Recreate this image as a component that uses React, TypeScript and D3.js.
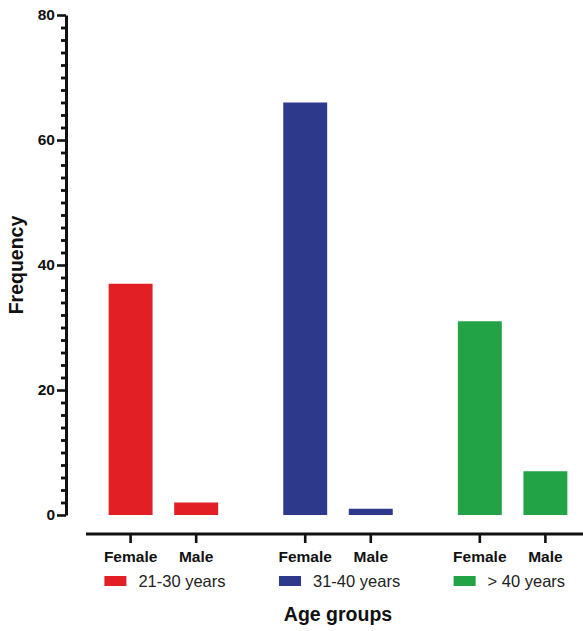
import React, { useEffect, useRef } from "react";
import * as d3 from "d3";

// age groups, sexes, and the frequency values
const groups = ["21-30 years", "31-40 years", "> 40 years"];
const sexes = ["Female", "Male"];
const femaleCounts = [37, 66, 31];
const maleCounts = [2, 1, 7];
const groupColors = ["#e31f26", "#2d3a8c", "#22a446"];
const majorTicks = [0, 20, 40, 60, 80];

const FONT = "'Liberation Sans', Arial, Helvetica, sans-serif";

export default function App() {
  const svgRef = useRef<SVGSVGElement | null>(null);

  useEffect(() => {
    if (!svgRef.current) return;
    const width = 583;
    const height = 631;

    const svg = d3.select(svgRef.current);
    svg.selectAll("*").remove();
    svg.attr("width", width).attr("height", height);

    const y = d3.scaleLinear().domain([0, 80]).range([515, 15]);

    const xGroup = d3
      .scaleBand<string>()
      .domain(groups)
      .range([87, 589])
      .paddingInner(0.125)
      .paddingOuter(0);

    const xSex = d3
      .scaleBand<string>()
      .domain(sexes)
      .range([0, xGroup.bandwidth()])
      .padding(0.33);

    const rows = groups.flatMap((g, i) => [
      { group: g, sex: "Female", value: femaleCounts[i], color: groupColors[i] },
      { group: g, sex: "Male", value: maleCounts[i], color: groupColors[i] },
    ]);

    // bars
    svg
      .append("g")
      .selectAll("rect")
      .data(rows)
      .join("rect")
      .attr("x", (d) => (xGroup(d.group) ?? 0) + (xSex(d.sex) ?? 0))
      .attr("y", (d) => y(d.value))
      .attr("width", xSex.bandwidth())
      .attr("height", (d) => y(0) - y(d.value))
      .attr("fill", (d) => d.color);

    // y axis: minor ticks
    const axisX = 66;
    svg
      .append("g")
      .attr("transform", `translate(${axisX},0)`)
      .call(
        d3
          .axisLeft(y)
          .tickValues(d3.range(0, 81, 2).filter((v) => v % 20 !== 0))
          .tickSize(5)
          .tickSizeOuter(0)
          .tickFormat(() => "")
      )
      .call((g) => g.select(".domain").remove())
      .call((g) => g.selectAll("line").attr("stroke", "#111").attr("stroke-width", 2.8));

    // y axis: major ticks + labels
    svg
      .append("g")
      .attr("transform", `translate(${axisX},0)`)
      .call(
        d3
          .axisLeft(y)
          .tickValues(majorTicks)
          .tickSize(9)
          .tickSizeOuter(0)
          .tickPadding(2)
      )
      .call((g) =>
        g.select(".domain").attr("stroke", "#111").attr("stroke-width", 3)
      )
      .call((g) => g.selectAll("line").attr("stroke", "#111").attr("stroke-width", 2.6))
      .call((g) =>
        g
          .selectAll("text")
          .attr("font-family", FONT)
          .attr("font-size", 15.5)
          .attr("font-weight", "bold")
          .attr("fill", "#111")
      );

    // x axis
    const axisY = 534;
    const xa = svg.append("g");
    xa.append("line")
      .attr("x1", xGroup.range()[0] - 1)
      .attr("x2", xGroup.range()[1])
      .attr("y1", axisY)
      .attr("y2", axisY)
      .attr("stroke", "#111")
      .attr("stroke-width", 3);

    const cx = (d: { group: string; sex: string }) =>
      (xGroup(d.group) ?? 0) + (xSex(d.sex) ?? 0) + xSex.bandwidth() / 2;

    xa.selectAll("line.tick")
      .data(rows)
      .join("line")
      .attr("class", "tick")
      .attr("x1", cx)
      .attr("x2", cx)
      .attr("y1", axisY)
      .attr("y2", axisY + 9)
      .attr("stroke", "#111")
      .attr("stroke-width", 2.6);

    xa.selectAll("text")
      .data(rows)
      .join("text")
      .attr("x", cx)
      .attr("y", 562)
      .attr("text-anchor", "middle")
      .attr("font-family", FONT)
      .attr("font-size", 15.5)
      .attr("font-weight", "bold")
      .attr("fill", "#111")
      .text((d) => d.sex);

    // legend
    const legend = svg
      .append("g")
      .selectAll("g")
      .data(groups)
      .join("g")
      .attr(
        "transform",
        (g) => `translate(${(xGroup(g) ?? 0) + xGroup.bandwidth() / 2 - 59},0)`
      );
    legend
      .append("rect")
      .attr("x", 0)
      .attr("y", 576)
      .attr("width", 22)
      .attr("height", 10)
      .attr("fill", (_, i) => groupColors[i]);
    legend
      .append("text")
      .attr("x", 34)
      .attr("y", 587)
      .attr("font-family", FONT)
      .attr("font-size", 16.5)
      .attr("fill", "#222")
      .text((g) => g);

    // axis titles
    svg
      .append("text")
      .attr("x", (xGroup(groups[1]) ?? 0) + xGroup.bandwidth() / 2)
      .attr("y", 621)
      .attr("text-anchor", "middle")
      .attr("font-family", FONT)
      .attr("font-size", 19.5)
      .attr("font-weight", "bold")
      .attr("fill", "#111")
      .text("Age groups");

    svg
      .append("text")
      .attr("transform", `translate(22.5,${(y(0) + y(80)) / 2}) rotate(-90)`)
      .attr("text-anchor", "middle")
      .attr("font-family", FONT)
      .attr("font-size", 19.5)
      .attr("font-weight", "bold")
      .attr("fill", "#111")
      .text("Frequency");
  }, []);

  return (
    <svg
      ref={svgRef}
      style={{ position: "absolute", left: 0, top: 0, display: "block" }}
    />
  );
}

Given exercise » Quote the data above in full and without alteration; skip the pictures.

Answer to this task »
Recreate this image as a component that uses React, TypeScript and D3.js.
import React, { useEffect, useRef } from "react";
import * as d3 from "d3";

// age groups, sexes, and the frequency values
const groups = ["21-30 years", "31-40 years", "> 40 years"];
const sexes = ["Female", "Male"];
const femaleCounts = [37, 66, 31];
const maleCounts = [2, 1, 7];
const groupColors = ["#e31f26", "#2d3a8c", "#22a446"];
const majorTicks = [0, 20, 40, 60, 80];

const FONT = "'Liberation Sans', Arial, Helvetica, sans-serif";

export default function App() {
  const svgRef = useRef<SVGSVGElement | null>(null);

  useEffect(() => {
    if (!svgRef.current) return;
    const width = 583;
    const height = 631;

    const svg = d3.select(svgRef.current);
    svg.selectAll("*").remove();
    svg.attr("width", width).attr("height", height);

    const y = d3.scaleLinear().domain([0, 80]).range([515, 15]);

    const xGroup = d3
      .scaleBand<string>()
      .domain(groups)
      .range([87, 589])
      .paddingInner(0.125)
      .paddingOuter(0);

    const xSex = d3
      .scaleBand<string>()
      .domain(sexes)
      .range([0, xGroup.bandwidth()])
      .padding(0.33);

    const rows = groups.flatMap((g, i) => [
      { group: g, sex: "Female", value: femaleCounts[i], color: groupColors[i] },
      { group: g, sex: "Male", value: maleCounts[i], color: groupColors[i] },
    ]);

    // bars
    svg
      .append("g")
      .selectAll("rect")
      .data(rows)
      .join("rect")
      .attr("x", (d) => (xGroup(d.group) ?? 0) + (xSex(d.sex) ?? 0))
      .attr("y", (d) => y(d.value))
      .attr("width", xSex.bandwidth())
      .attr("height", (d) => y(0) - y(d.value))
      .attr("fill", (d) => d.color);

    // y axis: minor ticks
    const axisX = 66;
    svg
      .append("g")
      .attr("transform", `translate(${axisX},0)`)
      .call(
        d3
          .axisLeft(y)
          .tickValues(d3.range(0, 81, 2).filter((v) => v % 20 !== 0))
          .tickSize(5)
          .tickSizeOuter(0)
          .tickFormat(() => "")
      )
      .call((g) => g.select(".domain").remove())
      .call((g) => g.selectAll("line").attr("stroke", "#111").attr("stroke-width", 2.8));

    // y axis: major ticks + labels
    svg
      .append("g")
      .attr("transform", `translate(${axisX},0)`)
      .call(
        d3
          .axisLeft(y)
          .tickValues(majorTicks)
          .tickSize(9)
          .tickSizeOuter(0)
          .tickPadding(2)
      )
      .call((g) =>
        g.select(".domain").attr("stroke", "#111").attr("stroke-width", 3)
      )
      .call((g) => g.selectAll("line").attr("stroke", "#111").attr("stroke-width", 2.6))
      .call((g) =>
        g
          .selectAll("text")
          .attr("font-family", FONT)
          .attr("font-size", 15.5)
          .attr("font-weight", "bold")
          .attr("fill", "#111")
      );

    // x axis
    const axisY = 534;
    const xa = svg.append("g");
    xa.append("line")
      .attr("x1", xGroup.range()[0] - 1)
      .attr("x2", xGroup.range()[1])
      .attr("y1", axisY)
      .attr("y2", axisY)
      .attr("stroke", "#111")
      .attr("stroke-width", 3);

    const cx = (d: { group: string; sex: string }) =>
      (xGroup(d.group) ?? 0) + (xSex(d.sex) ?? 0) + xSex.bandwidth() / 2;

    xa.selectAll("line.tick")
      .data(rows)
      .join("line")
      .attr("class", "tick")
      .attr("x1", cx)
      .attr("x2", cx)
      .attr("y1", axisY)
      .attr("y2", axisY + 9)
      .attr("stroke", "#111")
      .attr("stroke-width", 2.6);

    xa.selectAll("text")
      .data(rows)
      .join("text")
      .attr("x", cx)
      .attr("y", 562)
      .attr("text-anchor", "middle")
      .attr("font-family", FONT)
      .attr("font-size", 15.5)
      .attr("font-weight", "bold")
      .attr("fill", "#111")
      .text((d) => d.sex);

    // legend
    const legend = svg
      .append("g")
      .selectAll("g")
      .data(groups)
      .join("g")
      .attr(
        "transform",
        (g) => `translate(${(xGroup(g) ?? 0) + xGroup.bandwidth() / 2 - 59},0)`
      );
    legend
      .append("rect")
      .attr("x", 0)
      .attr("y", 576)
      .attr("width", 22)
      .attr("height", 10)
      .attr("fill", (_, i) => groupColors[i]);
    legend
      .append("text")
      .attr("x", 34)
      .attr("y", 587)
      .attr("font-family", FONT)
      .attr("font-size", 16.5)
      .attr("fill", "#222")
      .text((g) => g);

    // axis titles
    svg
      .append("text")
      .attr("x", (xGroup(groups[1]) ?? 0) + xGroup.bandwidth() / 2)
      .attr("y", 621)
      .attr("text-anchor", "middle")
      .attr("font-family", FONT)
      .attr("font-size", 19.5)
      .attr("font-weight", "bold")
      .attr("fill", "#111")
      .text("Age groups");

    svg
      .append("text")
      .attr("transform", `translate(22.5,${(y(0) + y(80)) / 2}) rotate(-90)`)
      .attr("text-anchor", "middle")
      .attr("font-family", FONT)
      .attr("font-size", 19.5)
      .attr("font-weight", "bold")
      .attr("fill", "#111")
      .text("Frequency");
  }, []);

  return (
    <svg
      ref={svgRef}
      style={{ position: "absolute", left: 0, top: 0, display: "block" }}
    />
  );
}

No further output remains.